FIGURA Theaterfestival 2024 – das Theater kennt mehr als ein lachendes und ein weinendes Gesicht

16.07.2024 von Evelyn Hartmann Reportage

Figurentheater Annina Mosimann - Ein Stück mit Hefeteig

Zeitgenössisches Puppenspiel im Visier der VR-Brille, Hefeteig als wandelbarer Hauptdarsteller und Kartonschachteln, die zu leben beginnen – das sind nur einige Impressionen aus den sechs Tagen des 16. Internationalen Theaterfestivals FIGURA in Baden, welches sich ganz um das Spiel mit animierten Formen dreht. Zu sehen, hören und erleben waren 33 Inszenierungen aus dem Bereich des Bilder-, Objekt- und Figurentheaters, die in 190 Vorstellungen über die Bühne gingen.
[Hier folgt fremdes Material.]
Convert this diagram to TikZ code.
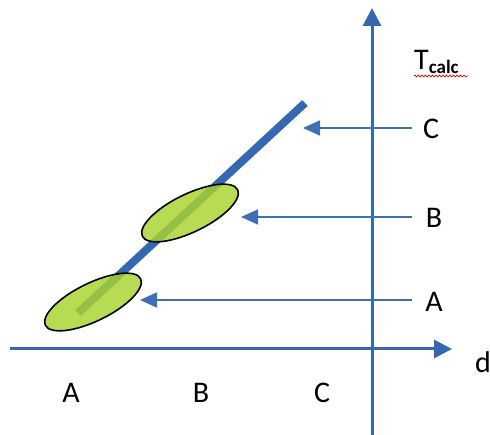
\documentclass[tikz,border=0pt]{standalone}
\usepackage{fontspec}
\setmainfont{Carlito}
\usetikzlibrary{arrows.meta,shapes.geometric,decorations.pathmorphing}
\definecolor{axblue}{RGB}{52,104,176}
\definecolor{arblue}{RGB}{62,112,182}
\definecolor{lime}{RGB}{168,212,46}
\tikzset{
  axis/.style={axblue,line width=3pt,-{Triangle[length=18pt,width=18pt]}},
  pointer/.style={arblue,line width=1.6pt,-{Triangle[length=17pt,width=15pt]}},
  lbl/.style={font=\fontsize{30}{30}\selectfont,inner sep=0pt},
  blob/.style={ellipse,draw=black,line width=1.6pt,fill=lime,fill opacity=0.82,
    minimum width=106pt,minimum height=38pt,inner sep=0pt,rotate=26},
  trend/.style={axblue,line width=8pt}
}
\begin{document}
\begin{tikzpicture}[x=1pt,y=-1pt]
\useasboundingbox[fill=white] (0,0) rectangle (490,435);
% axes
\coordinate (xs) at (10,349);
\coordinate (xe) at (452,349);
\coordinate (ys) at (372,435);
\coordinate (ye) at (372,8);
\draw[axis] (xs) -- (xe);
\draw[axis] (ys) -- (ye);
% trend line
\coordinate (t0) at (78,313);
\coordinate (t1) at (305,103);
\draw[trend] (t0) -- (t1);
% ellipses
\node[blob] (eA) at (93,302) {};
\node[blob] (eB) at (190,213) {};
% pointer arrows
\coordinate (sC) at (412,128);
\coordinate (pC) at (303,128);
\coordinate (sB) at (412,217);
\coordinate (pB) at (241,217);
\coordinate (sA) at (412,300);
\coordinate (pA) at (140,300);
\draw[pointer] (sC) -- (pC);
\draw[pointer] (sB) -- (pB);
\draw[pointer] (sA) -- (pA);
% right labels
\node[lbl] (rC) at (431,129) {C};
\node[lbl] (rB) at (434,218) {B};
\node[lbl] (rA) at (434,302) {A};
% bottom labels
\node[lbl] (bA) at (71,393) {A};
\node[lbl] (bB) at (201,393) {B};
\node[lbl] (bC) at (322,393) {C};
% axis labels
\node[lbl] (d) at (483,362) {d};
\node[lbl,anchor=base west] (T) at (414,70) {T\raisebox{-4pt}{\fontsize{19}{19}\selectfont\bfseries calc}};
\draw[red!85!black,line width=0.7pt,decorate,decoration={snake,amplitude=0.9pt,segment length=3.5pt}] (414,76) -- (468,76);
\end{tikzpicture}
\end{document}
Mit dem Förderpreis «Grünschnabel» wurde in diesem Jahr Moritz Praxmarer ausgezeichnet, der bei einer Tasse Tee mit grossem Ideenreichtum «The Story of Larry» erzählt.

Objekte im Rampenlicht

Mit seinen vielfältigen Darstellungsformen und Ausdrucksweisen fasziniert das Figurentheater die Menschen schon seit tausenden von Jahren. Wie viele Gesichter dieses Genre haben kann, wird bei einem Besuch bei FIGURA in Baden schnell deutlich. Nebst dem klassischen Puppen-, Marionetten- oder Schattenspiel hat sich mit dem «Theater der Dinge» eine Kunstform herausgebildet, die sich besonders experimentierfreudig zeigt und sich ständig weiterentwickelt. Doch was versteht man eigentlich unter Objekt- und Figurentheater? «Eine wichtige Qualität ist sicher, dass Objekte und Material nicht nur als Deko oder unterstützendes Requisit dienen, sondern als Spielpartner auf der Bühne verstanden werden», erklärt Praxmarer, der sich mit seiner Theaterkunst bereits in jungen Jahren einen Namen gemacht hat. «Sie bringen einen eigenen Klang, Rhythmus und Ausdruck mit und stehen genauso wie die Schauspielenden immer wieder im Zentrum des Fokus. Zudem können Figuren auf der Bühne Dinge tun, die Menschen nie oder viel weniger gut können – zum Beispiel fliegen, zerrissen werden oder grotesk und trotzdem glaubwürdig sein. Das macht sie so spannend für die Theaterarbeit. Sie bieten eine extrem starke Projektionsfläche für unsere Fantasie. Leider hält sich die Meinung hartnäckig, dass diese Theaterform nur für Kinder sei, obwohl ja schon allein das Programm von FIGURA das absolute Gegenteil beweist.»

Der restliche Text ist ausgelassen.